The lifts are open from 9am to 5pm, yet at 9am the ski resort is likely to be deserted. The area is in some weird misplaced time zone, so in August the sun doesn’t rise until about 9am and it doesn’t get dark until 8pm plus.

Lift Tickets

Lift tickets are amongst the most inexpensive in Argentina (and the world). Adults are considered to be ages 12 and up.

La Hoya Snow

Not too long ago, the statistic for the average snowfall at La Hoya was 8.9 metres per season which has now dropped to 4 metres at the top and 1.5 metres at the base. Who knows whether the disparity over the years is just their unique way of measuring the snow, or whether the snow volumes are diminishing.

Thanks to cold temps, La Hoya snow generally stays fluffy unless it sits in the direct sun. This is minimised due to the orientation of the slopes, and the left side of the resort (lookers’ left) has better snow cover than the right hand side.

The top elevation of the ski area is at 2,075 metres, which contributes to the snow quality. Also the landscape surrounding Esquel is very arid, so it’s not surprising that La Hoya snow is rather dry.

As is somewhat typical of Argentina, the grooming can be very shoddy with fat seams and the occasional chunk of complete messiness.

Beginner Skiing La Hoya

The novices’ area at La Hoya is conveniently located next to the main facilities and services, one-third of the way up the mountain, so beginners have to download the quad chair.

The small dedicated novice area has the advantage of allowing beginners to learn without the distraction of intermediate and expert riders whizzing past, however beginners have to contend with each other. On the weekends in the afternoon the area can be crammed, so in the least it makes for a great spectator sport!

Confident beginners should be OK to experiment on the blue runs as these are not particularly steep.

La Hoya Intermediate Ski & Snowboard Terrain

Intermediate skiers and boarders have 70% of the piste terrain (30% blue and 40% red). Whilst this sounds like a lot of terrain, in reality it doesn’t provide much variety for intermediates because the ski resort is small and most of the runs are very short. The runs on the lower third of the mountain are a bit longer, with the only shortcoming being the slapdash grooming and the potential for it to be icy.

Terrain Park

Cerro La Hoya has a small terrain park serviced by a handle tow that has a few rails and jumps.

La Hoya Advanced Skiing

La Hoya has profuse off-piste opportunities, particularly around the sides of the basin. Some of the best runs with great rock features can be found off the Traversia del Filo, a groomed cat track that runs around the top of the lookers’ left of the cirque for a couple of hundred metres.
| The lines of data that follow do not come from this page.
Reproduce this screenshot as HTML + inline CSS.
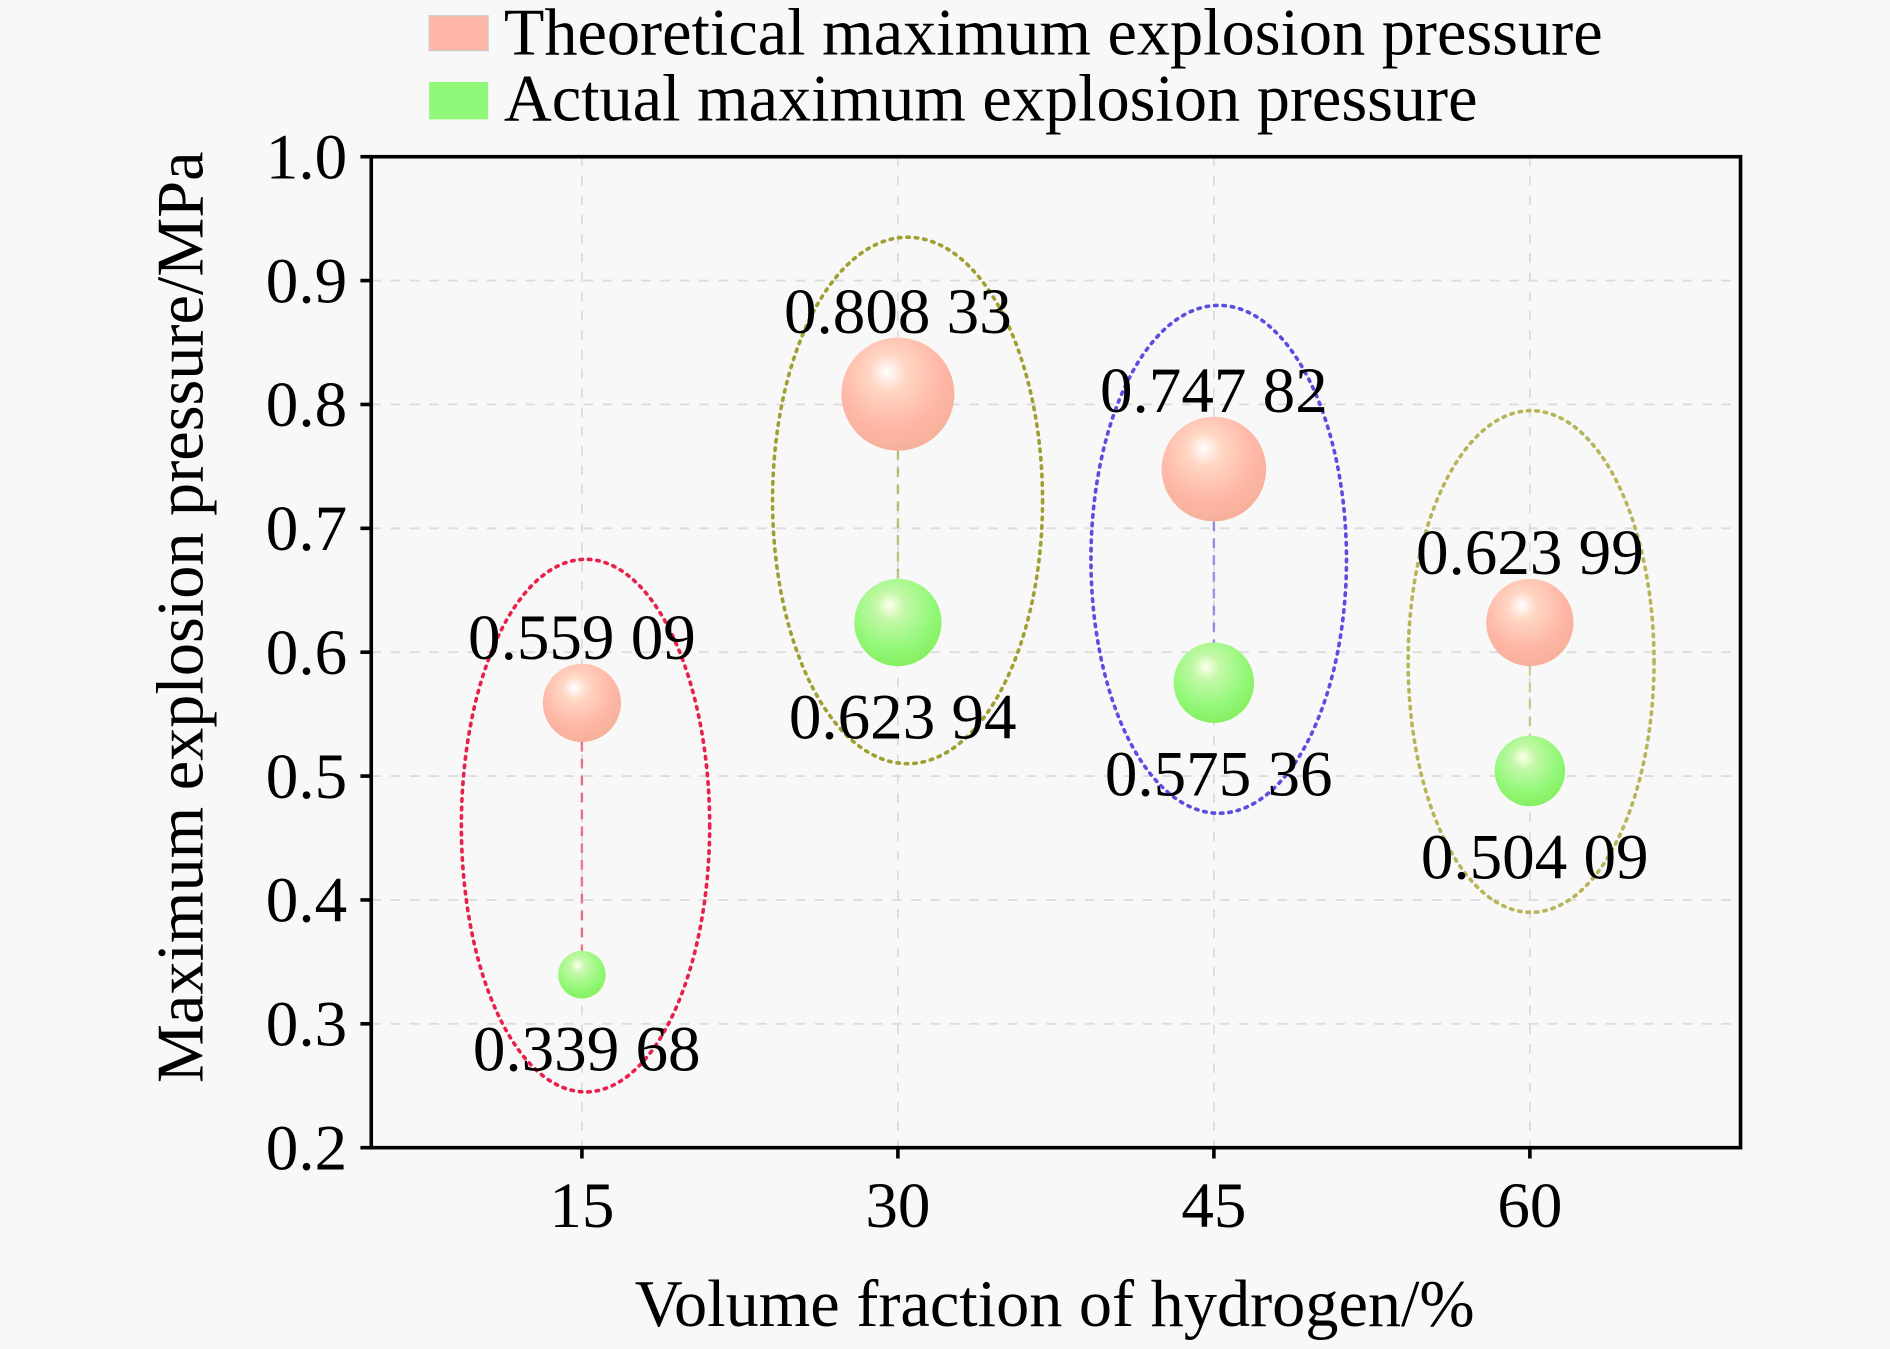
<!DOCTYPE html>
<html><head><meta charset="utf-8"><style>
html,body{margin:0;padding:0;background:#f8f8f8;}
svg{display:block;font-family:"Liberation Serif",serif;}
</style></head><body>
<svg id="chart" width="1890" height="1349" viewBox="0 0 1568 1119" preserveAspectRatio="none" xmlns="http://www.w3.org/2000/svg">
<defs>
<radialGradient id="gRed" cx="0.45" cy="0.35" r="0.65" fx="0.4" fy="0.3">
<stop offset="0" stop-color="#ffffff"/><stop offset="0.25" stop-color="#ffd6c4"/><stop offset="0.7" stop-color="#ffb7a6"/><stop offset="1" stop-color="#f5b09a"/></radialGradient>
<radialGradient id="gGreen" cx="0.45" cy="0.35" r="0.65" fx="0.4" fy="0.3">
<stop offset="0" stop-color="#ffffee"/><stop offset="0.25" stop-color="#c4f8a8"/><stop offset="0.7" stop-color="#94f87a"/><stop offset="1" stop-color="#86f060"/></radialGradient>
</defs>
<rect width="1568" height="1119" fill="#f8f8f8"/>
<g id="grid"></g>
<g id="ellipses"></g>
<g id="marks"></g>
<rect x="308" y="130" width="1136" height="822" fill="none" stroke="#000" stroke-width="3"/>
<g id="axes"></g>
<text x="875" y="1100" font-size="55" text-anchor="middle">Volume fraction of hydrogen/%</text>
<text transform="translate(168,512) rotate(-90)" font-size="55" text-anchor="middle">Maximum explosion pressure/MPa</text>
<g>
<rect x="356" y="13" width="49" height="29" fill="#ffb8a8" stroke="#ccc" stroke-width="1"/>
<text x="418" y="45" font-size="55">Theoretical maximum explosion pressure</text>
<rect x="356" y="68" width="49" height="31" fill="#90f878"/>
<text x="418" y="100" font-size="55">Actual maximum explosion pressure</text>
</g>
</svg>
<script>
const categories = [15, 30, 45, 60];
const theoretical = [0.55909, 0.80833, 0.74782, 0.62399];
const actual = [0.33968, 0.62394, 0.57536, 0.50409];
const theoreticalLabels = ["0.559 09", "0.808 33", "0.747 82", "0.623 99"];
const actualLabels = ["0.339 68", "0.623 94", "0.575 36", "0.504 09"];
const ellipseTop = [0.675, 0.935, 0.88, 0.795];
const ellipseBottom = [0.245, 0.51, 0.47, 0.39];
const yTicks = [0.2, 0.3, 0.4, 0.5, 0.6, 0.7, 0.8, 0.9, 1.0];
const yTickLabels = ["0.2","0.3","0.4","0.5","0.6","0.7","0.8","0.9","1.0"];
const ellipseColors = ["#e8204a", "#a0a030", "#5a4ee0", "#b8b458"];

const NS = "http://www.w3.org/2000/svg";
const L = 308, R = 1444, T = 130, B = 952;
const xs = v => L + (v - 5) / 65 * (R - L);
const ys = v => B - (v - 0.2) / 0.8 * (B - T);
const rad = v => 58 * v;
const ellRx = [103, 112, 106, 102];
const ellDx = [3, 8, 4, 1];
function mk(tag, attrs, parent) {
  const e = document.createElementNS(NS, tag);
  for (const k in attrs) e.setAttribute(k, attrs[k]);
  parent.appendChild(e); return e;
}
const grid = document.getElementById('grid'), axes = document.getElementById('axes');
const ell = document.getElementById('ellipses'), marks = document.getElementById('marks');
yTicks.forEach((t, i) => {
  const y = ys(t);
  if (i > 0 && i < yTicks.length - 1) {
    const g = mk('line', {x1: L, x2: R, y1: y, y2: y, stroke: '#dcdcdc', 'stroke-width': 1.5, 'stroke-dasharray': '8 8'}, grid);
    
    
  }
  const tk = mk('line', {x1: L - 9, x2: L, y1: y, y2: y, stroke: '#000', 'stroke-width': 3}, axes);
  
  
  const tx = mk('text', {x: L - 20, y: y + 18, 'font-size': 54, 'text-anchor': 'end'}, axes);
  tx.textContent = yTickLabels[i];
  
  
});
categories.forEach((c, i) => {
  const x = xs(c);
  const g = mk('line', {x1: x, x2: x, y1: T, y2: B, stroke: '#dcdcdc', 'stroke-width': 1.5, 'stroke-dasharray': '8 8'}, grid);
  
  
  const tk = mk('line', {x1: x, x2: x, y1: B, y2: B + 9, stroke: '#000', 'stroke-width': 3}, axes);
  
  
  const tx = mk('text', {x: x, y: B + 66, 'font-size': 54, 'text-anchor': 'middle'}, axes);
  tx.textContent = String(c);
  
  

  const yt = ys(theoretical[i]), ya = ys(actual[i]);
  const rt = rad(theoretical[i]), ra = rad(actual[i]);
  const top = ys(ellipseTop[i]), bot = ys(ellipseBottom[i]);
  const e = mk('ellipse', {cx: x + ellDx[i], cy: (top + bot) / 2, rx: ellRx[i], ry: (bot - top) / 2, fill: 'none', stroke: ellipseColors[i], 'stroke-width': 3, 'stroke-dasharray': '2 5', 'stroke-linecap': 'round'}, ell);
  
  
  const ln = mk('line', {x1: x, x2: x, y1: yt + rt, y2: ya - ra, stroke: ellipseColors[i], 'stroke-opacity': 0.6, 'stroke-width': 2, 'stroke-dasharray': '8 6'}, marks);
  
  
  const bt = mk('circle', {cx: x, cy: yt, r: rt, fill: 'url(#gRed)'}, marks);
  
  
  const ba = mk('circle', {cx: x, cy: ya, r: ra, fill: 'url(#gGreen)'}, marks);
  
  
  const lt = mk('text', {x: x, y: yt - rt - 4, 'font-size': 54, 'text-anchor': 'middle'}, marks);
  lt.textContent = theoreticalLabels[i];
  
  
  const la = mk('text', {x: x + 4, y: ya + ra + 60, 'font-size': 54, 'text-anchor': 'middle'}, marks);
  la.textContent = actualLabels[i];
  
  
});
</script>
</body></html>
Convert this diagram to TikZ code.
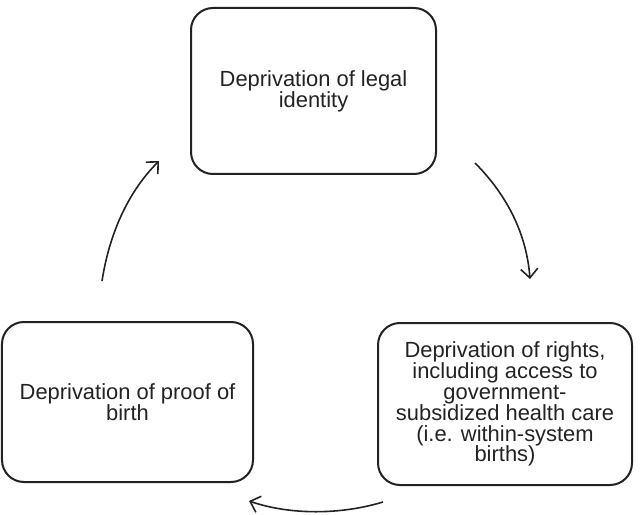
\documentclass[tikz,border=0pt]{standalone}
\usepackage{fontspec}
\setmainfont{Liberation Sans}
\usetikzlibrary{arrows.meta}
\definecolor{ink}{HTML}{222222}
\tikzset{
  box/.style={draw=ink, line width=2bp, rounded corners=22bp, align=center,
    inner sep=0pt, text=ink, font=\fontsize{22}{21}\selectfont},
  cyc/.style={draw=ink, line width=1.6bp,
    -{Straight Barb[length=9bp,width=17bp,line width=1.6bp]}}
}
\begin{document}
\begin{tikzpicture}[x=1bp,y=-1bp]
\useasboundingbox (0,0) rectangle (640,515);
\node[box, minimum width=245bp, minimum height=166bp] (legal) at (313.5,91)
  {Deprivation of legal\\identity};
\node[box, minimum width=254bp, minimum height=162bp] (rights) at (505,404)
  {Deprivation of rights,\\including access to\\government-\\subsidized health care\\(i.e. within-system\\births)};
\node[box, minimum width=251bp, minimum height=160bp] (proof) at (127.5,402)
  {Deprivation of proof of\\birth};
\coordinate (a1s) at (475,163);
\coordinate (a1e) at (530,279);
\coordinate (a2s) at (383,502);
\coordinate (a2e) at (249,501);
\coordinate (a3s) at (102,281);
\coordinate (a3e) at (159,161);
\draw[cyc] (a1s) .. controls (500,188) and (526,226) .. (a1e);
\draw[cyc] (a2s) .. controls (340,515) and (290,515) .. (a2e);
\draw[cyc] (a3s) .. controls (110,230) and (130,190) .. (a3e);
\end{tikzpicture}
\end{document}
Beyond that you can continue to traverse for a long way to find fresh powder. The steep runs are a little short, but they are very sweet! Of course you can bootpack up in some places to get a little more vertical.

La Hoya has a significantly higher proportion of skiers than snowboarders, and at least for advanced riders one of the likely reasons for this is related to the amount of traversing required to get to the goods.

You’ll also be unique if you wear a helmet. People might stare at you if you don a helmet, but with all those rocks you want your noggin protected!

Expert Ski and Snowboard Terrain

The off-piste terrain has various rocks for hucking off and the ridge lines develop large cornices that also provide some air time.

Follow the skiers’ right traverse around in line with the beginners’ area and a bit more traversing around a few rocks will lead to much steeper lines. If you go for a really long traverse, there are 60 degree slopes near the base area that you can streak down. You can hike up for more challenging lines.